### Supplied material
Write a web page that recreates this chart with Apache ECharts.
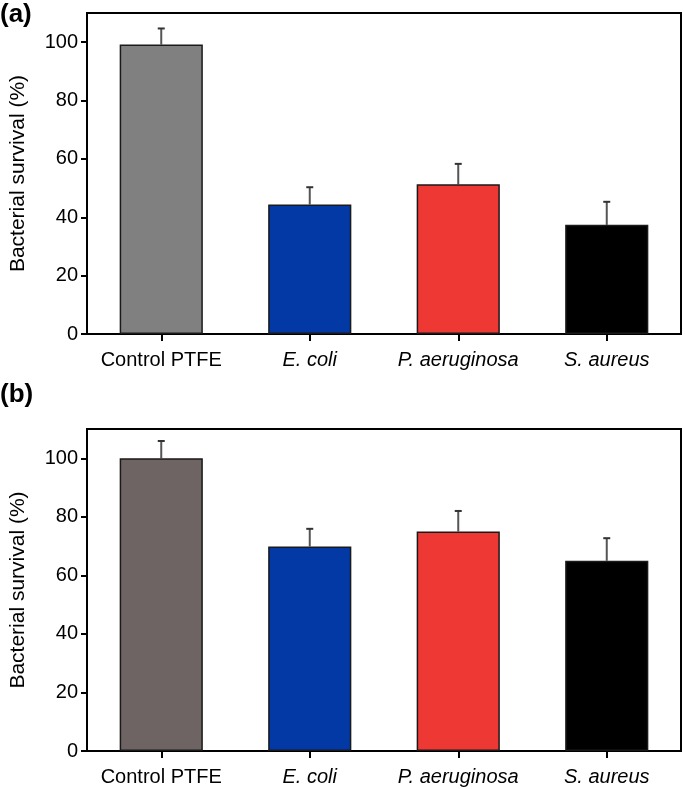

--

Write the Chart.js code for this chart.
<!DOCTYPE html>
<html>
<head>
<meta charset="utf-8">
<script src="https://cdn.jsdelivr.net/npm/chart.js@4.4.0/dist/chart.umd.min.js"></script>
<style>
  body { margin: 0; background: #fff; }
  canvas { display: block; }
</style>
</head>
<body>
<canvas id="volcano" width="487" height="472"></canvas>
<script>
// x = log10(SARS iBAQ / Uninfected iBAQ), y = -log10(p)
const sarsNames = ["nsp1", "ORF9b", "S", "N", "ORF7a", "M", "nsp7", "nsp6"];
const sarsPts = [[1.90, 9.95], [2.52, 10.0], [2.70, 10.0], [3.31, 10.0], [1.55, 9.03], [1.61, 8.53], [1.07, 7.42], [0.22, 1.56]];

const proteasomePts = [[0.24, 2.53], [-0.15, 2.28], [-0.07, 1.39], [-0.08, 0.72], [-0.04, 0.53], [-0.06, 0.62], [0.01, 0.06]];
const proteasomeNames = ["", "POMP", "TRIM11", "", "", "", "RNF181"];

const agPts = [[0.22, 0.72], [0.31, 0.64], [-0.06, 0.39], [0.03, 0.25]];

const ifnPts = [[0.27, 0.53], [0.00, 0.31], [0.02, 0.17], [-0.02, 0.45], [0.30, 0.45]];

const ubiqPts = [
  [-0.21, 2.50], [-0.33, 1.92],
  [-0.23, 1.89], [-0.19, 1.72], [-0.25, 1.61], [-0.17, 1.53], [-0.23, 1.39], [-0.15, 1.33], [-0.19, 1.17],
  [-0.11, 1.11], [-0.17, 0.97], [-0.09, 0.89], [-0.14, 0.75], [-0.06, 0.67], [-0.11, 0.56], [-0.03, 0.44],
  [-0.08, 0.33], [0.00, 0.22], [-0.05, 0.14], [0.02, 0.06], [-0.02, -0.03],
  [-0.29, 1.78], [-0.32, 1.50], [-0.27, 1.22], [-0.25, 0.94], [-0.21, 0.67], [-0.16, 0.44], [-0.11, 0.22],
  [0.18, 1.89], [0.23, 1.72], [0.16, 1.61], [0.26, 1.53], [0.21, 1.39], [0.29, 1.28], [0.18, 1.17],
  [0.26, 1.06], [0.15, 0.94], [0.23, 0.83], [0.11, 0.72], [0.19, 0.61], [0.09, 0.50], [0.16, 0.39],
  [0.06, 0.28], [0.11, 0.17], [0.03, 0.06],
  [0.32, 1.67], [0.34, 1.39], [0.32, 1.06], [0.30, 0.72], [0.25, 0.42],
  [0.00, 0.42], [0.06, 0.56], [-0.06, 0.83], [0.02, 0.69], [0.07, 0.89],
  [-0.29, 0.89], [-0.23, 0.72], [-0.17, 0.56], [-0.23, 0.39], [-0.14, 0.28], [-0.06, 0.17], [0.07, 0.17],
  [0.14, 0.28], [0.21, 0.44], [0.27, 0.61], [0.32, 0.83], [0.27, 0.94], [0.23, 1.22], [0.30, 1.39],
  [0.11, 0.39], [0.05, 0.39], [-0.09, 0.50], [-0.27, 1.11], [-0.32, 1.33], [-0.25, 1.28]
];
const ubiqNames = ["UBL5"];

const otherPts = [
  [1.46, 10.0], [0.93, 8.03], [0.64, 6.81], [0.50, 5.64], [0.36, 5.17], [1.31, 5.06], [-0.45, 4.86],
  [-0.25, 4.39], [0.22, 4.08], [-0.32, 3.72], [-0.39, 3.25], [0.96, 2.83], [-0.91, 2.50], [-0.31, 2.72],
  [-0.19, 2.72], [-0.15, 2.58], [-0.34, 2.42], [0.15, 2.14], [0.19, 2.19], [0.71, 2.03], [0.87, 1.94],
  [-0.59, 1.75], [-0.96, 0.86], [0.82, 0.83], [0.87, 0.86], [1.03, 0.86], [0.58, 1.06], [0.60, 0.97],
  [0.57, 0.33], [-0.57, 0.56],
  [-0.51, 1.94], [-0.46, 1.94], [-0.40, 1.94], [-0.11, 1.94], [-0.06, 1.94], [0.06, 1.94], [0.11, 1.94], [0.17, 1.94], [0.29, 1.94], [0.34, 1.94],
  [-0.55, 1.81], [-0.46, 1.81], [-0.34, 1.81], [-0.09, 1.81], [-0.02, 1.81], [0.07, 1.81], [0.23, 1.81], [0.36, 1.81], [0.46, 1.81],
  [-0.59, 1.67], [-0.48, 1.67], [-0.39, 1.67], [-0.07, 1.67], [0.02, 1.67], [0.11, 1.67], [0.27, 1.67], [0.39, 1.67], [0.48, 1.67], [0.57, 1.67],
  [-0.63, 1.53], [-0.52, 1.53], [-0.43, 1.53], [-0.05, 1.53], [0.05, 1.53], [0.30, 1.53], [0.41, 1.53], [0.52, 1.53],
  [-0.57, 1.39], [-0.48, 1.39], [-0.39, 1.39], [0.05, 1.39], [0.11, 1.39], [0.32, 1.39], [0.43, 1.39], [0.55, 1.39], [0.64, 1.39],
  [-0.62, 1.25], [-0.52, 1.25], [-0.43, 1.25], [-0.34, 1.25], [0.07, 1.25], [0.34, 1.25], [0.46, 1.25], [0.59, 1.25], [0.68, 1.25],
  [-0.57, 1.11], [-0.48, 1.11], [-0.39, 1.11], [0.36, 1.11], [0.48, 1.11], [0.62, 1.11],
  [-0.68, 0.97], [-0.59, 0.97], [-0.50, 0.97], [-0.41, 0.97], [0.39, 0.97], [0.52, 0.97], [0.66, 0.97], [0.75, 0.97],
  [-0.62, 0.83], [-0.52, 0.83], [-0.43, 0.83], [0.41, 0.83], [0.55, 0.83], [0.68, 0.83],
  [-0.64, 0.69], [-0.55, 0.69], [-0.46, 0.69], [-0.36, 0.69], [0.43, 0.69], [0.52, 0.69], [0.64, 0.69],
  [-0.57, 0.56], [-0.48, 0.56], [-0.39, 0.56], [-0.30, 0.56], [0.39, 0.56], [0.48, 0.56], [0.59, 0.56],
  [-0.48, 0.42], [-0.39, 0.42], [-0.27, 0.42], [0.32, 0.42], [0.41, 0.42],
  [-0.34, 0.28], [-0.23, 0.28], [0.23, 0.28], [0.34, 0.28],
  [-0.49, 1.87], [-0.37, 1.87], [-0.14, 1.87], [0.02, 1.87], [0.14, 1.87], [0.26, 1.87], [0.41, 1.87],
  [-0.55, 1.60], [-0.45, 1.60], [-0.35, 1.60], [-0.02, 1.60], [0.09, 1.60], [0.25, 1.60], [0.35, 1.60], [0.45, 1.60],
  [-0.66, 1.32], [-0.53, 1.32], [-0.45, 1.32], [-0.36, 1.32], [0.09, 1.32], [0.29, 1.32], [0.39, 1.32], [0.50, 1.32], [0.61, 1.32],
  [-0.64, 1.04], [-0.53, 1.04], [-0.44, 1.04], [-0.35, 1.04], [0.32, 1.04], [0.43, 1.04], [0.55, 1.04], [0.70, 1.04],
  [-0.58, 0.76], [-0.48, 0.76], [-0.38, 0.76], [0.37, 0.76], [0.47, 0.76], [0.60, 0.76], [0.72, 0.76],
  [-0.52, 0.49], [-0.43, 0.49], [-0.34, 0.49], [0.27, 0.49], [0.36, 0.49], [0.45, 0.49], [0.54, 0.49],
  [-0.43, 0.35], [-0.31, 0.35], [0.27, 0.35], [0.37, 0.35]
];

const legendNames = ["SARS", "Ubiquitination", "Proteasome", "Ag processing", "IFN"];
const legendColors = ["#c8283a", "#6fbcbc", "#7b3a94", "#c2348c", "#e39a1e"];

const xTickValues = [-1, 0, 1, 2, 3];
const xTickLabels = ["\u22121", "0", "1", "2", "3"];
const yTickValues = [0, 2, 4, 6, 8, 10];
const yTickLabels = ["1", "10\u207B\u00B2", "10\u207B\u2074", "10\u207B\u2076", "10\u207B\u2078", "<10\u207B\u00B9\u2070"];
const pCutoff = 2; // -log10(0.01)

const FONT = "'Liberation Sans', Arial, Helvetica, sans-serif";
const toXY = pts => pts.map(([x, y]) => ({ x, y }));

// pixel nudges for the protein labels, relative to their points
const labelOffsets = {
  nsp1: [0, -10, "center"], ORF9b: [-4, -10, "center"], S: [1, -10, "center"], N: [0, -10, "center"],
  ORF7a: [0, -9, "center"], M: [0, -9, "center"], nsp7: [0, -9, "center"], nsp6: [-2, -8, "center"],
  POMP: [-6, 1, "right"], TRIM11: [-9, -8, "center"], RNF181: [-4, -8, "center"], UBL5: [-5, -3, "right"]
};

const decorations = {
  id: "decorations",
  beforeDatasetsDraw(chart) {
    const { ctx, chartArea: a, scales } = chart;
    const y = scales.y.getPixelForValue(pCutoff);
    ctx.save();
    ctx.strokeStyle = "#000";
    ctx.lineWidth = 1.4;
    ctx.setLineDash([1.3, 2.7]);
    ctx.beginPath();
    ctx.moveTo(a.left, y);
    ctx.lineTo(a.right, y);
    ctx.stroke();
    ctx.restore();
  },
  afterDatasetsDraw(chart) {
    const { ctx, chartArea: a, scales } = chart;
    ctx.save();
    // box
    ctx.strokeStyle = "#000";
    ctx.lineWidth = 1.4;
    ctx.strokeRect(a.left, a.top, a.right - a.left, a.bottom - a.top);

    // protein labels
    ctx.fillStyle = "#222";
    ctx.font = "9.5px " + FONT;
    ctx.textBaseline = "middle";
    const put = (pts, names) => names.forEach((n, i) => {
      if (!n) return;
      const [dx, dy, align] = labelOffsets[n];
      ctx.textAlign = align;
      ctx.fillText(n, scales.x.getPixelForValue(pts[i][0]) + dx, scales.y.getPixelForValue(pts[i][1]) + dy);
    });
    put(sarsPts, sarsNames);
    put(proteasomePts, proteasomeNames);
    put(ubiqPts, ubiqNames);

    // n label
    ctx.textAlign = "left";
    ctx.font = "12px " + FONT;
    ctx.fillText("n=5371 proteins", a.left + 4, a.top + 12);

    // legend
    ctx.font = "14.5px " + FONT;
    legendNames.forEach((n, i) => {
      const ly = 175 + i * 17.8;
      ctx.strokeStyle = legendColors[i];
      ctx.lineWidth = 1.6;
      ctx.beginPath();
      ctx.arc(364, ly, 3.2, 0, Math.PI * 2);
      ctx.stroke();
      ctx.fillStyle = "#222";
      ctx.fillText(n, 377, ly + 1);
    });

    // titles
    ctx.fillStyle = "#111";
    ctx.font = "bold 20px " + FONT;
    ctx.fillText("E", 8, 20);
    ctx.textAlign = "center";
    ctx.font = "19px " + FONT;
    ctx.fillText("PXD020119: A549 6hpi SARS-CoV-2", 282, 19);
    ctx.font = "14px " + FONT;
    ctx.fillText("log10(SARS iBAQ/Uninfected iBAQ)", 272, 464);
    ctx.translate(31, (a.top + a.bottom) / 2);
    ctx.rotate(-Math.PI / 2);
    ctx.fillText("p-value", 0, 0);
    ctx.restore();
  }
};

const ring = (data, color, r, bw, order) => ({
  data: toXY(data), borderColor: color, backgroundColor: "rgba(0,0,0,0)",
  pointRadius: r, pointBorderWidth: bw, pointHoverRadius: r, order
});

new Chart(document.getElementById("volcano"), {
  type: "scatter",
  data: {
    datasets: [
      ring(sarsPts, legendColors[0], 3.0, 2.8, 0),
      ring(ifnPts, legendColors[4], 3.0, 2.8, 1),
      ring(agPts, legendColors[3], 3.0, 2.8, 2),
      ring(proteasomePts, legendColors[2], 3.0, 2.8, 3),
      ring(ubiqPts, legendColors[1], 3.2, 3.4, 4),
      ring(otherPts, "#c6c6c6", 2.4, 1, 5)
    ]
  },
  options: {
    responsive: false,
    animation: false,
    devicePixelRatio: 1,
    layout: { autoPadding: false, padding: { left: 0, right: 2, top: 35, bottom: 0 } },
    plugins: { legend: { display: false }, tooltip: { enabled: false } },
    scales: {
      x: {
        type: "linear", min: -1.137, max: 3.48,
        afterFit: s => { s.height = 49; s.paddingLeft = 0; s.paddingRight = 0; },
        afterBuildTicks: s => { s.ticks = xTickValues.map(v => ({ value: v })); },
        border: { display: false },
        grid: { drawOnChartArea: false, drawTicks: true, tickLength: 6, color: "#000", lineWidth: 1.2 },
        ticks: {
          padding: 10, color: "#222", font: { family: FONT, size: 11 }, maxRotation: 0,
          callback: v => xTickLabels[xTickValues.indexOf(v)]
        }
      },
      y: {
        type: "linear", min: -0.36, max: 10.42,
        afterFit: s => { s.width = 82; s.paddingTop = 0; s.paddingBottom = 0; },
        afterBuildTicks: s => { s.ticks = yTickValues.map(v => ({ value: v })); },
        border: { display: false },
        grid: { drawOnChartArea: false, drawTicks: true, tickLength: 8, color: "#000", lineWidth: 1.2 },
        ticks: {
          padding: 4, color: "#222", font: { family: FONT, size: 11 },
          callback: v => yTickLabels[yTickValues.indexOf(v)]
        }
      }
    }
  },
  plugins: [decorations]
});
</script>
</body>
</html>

### Task to complete
Retype only this portion of the data above: the line containing "Write the Chart.js code for this chart.", the line containing "7.42], [0.22, 1.56]];", and all lines between them, exactly.

### Response
Write the Chart.js code for this chart.
<!DOCTYPE html>
<html>
<head>
<meta charset="utf-8">
<script src="https://cdn.jsdelivr.net/npm/chart.js@4.4.0/dist/chart.umd.min.js"></script>
<style>
  body { margin: 0; background: #fff; }
  canvas { display: block; }
</style>
</head>
<body>
<canvas id="volcano" width="487" height="472"></canvas>
<script>
// x = log10(SARS iBAQ / Uninfected iBAQ), y = -log10(p)
const sarsNames = ["nsp1", "ORF9b", "S", "N", "ORF7a", "M", "nsp7", "nsp6"];
const sarsPts = [[1.90, 9.95], [2.52, 10.0], [2.70, 10.0], [3.31, 10.0], [1.55, 9.03], [1.61, 8.53], [1.07, 7.42], [0.22, 1.56]];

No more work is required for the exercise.